Plusieurs raisons expliquent ce succès. La première, selon Philippe Feneuil, est que ' nos parents et nos grands-parents ont su mettre en place une organisation économique exemplaire '. Celle-ci passe par de bonnes relations entre les négociants et les viticulteurs, et une interprofession (CIVC) qui chapote le tout. Témoin de cette bonne entente entre les grandes maisons et les vignerons, le CIVC est coprésidé par Philippe Feneuil et Yves Bénard, président de l'UMC (Union des maisons de Champagne).
Les grandes décisions sont prises d'un commun accord entre les deux familles. Et c'est la seule région d'AOC où c'est le cas. L'organisation du CIVC est la suivante : une commission consultative, comprenant douze membres (six représentants des négociants et six représentants des vignerons), se réunit quatre fois par an pour décider, entre autres, du budget du CIVC, de la communication, de la défense de l'appellation, de l'organisation du marché des approvisionnements.
A côté, se trouve une commission permanente, constituée des deux coprésidents qui se réunissent tous les mois et décident, avec l'avis du directeur du CIVC, de tous les sujets à traiter (budget...). En amont, la commission technique travaille sur des sujets comme la viticulture raisonnée, les rendements ou les fermentations. En aval, la commission communication appellation s'occupe de défendre l'AOC et de la faire reconnaître. De plus, le CIVC dispose d'un observatoire économique, qui brasse des chiffres et fournit des tableaux de bord. ' Ces données permettent aux professionnels de prendre les décisions les plus sages et les plus averties ', dit Daniel Lorson.
' C'est une nécessité économique de s'entendre entre vignerons et grandes maisons, expose Philippe Feneuil. Ces dernières vendent les deux tiers des champagnes. En période de vendanges, 50 % de la récolte changent de mains. ' ' C'est un partenariat d'un demi-siècle qui joue son rôle, poursuit Yves Bénard. Et comme toutes les maisons de Champagne sont en Champagne, que c'est un petit vignoble, tout le monde se rencontre. '
Mais quand on parle organisation, la région bénéficie d'un outil primordial : la réserve qualitative. Et elle a fait ses preuves. ' C'est une réserve économique en cas d'aléas climatiques, une assurance. Le consommateur s'y retrouve car, sans elle, il y aurait flambée des prix et chute du marché. Elle permet d'éviter les fluctuations des cours. ' Le CIVC fixe les volumes à mettre en réserve et décide de la sortie des quantités bloquées.

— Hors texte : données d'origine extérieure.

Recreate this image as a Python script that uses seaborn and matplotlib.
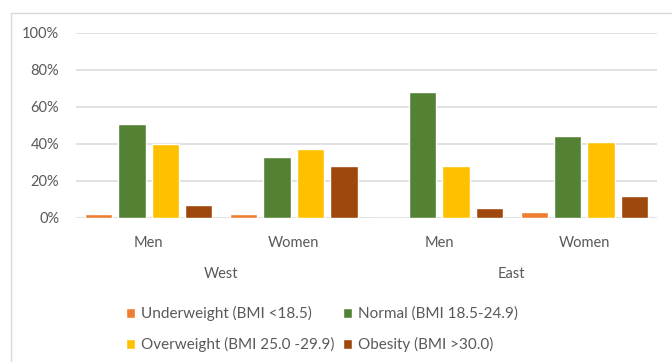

Officiellement, le prix des raisins est simplement constaté sur la base de différents accords entre les vignerons et les acheteurs. En fait, chaque année, en avril-mai, une réunion se tient au CIVC pendant laquelle vignerons et négociants discutent d'un prix ' constaté ', généralement respecté, mais qui ne comprend pas les primes éventuellement accordées par les acheteurs.
En plus de son organisation exemplaire, la Champagne possède un autre atout. C'est une appellation unique, avec sa spécificité : la bulle. ' Contrairement aux autres régions qui ont plusieurs appellations à défendre, nous, nous n'en avons qu'une. De plus, nous avons des marques fortes qui ont une pénétration importante à l'export et des réseaux de distribution puissants. Une bouteille de Champagne, c'est comme une fusée à deux étages : une appellation unique et des marques fortes ', argumente Yves Bénard.
Le marché du champagne est différent de celui du vin. ' Pour le consommateur, c'est un produit de fête, de célébration, de luxe ', poursuit Yves Bénard. ' Le monde aime l'effervescence et nous sommes tirés par cette mode. Or, le champagne ne représente que 12 à 13 % des mousseux dans le monde. Il y a encore des parts de marché à prendre, mais il faut rester sur un vin de qualité, ne pas gaspiller notre héritage ', ajoute Philippe Feneuil.
Le danger : l'usurpation du mot ' Champagne '. Faire reconnaître l'AOC et la défendre est un vaste chantier. C'est le travail de la commission communication du CIVC et de l'Inao. ' Nous devons faire reconnaître qu'il n'y a du champagne qu'en Champagne. Nous avons obtenu une victoire avec l'accord entre l'Union et le Canada. Un gros dossier est en cours avec les Etats-Unis. Le champagne ne doit pas être assimilé à tout vin à bulle. Pour le défendre, nous avons des alliés, comme Cognac, Chablis, Porto... avec lesquels nous travaillons ', explique Philippe Feneuil. Bref, une défense de l'appellation auprès d'autres producteurs, mais aussi auprès d'autres produits comme le parfum ou le tabac.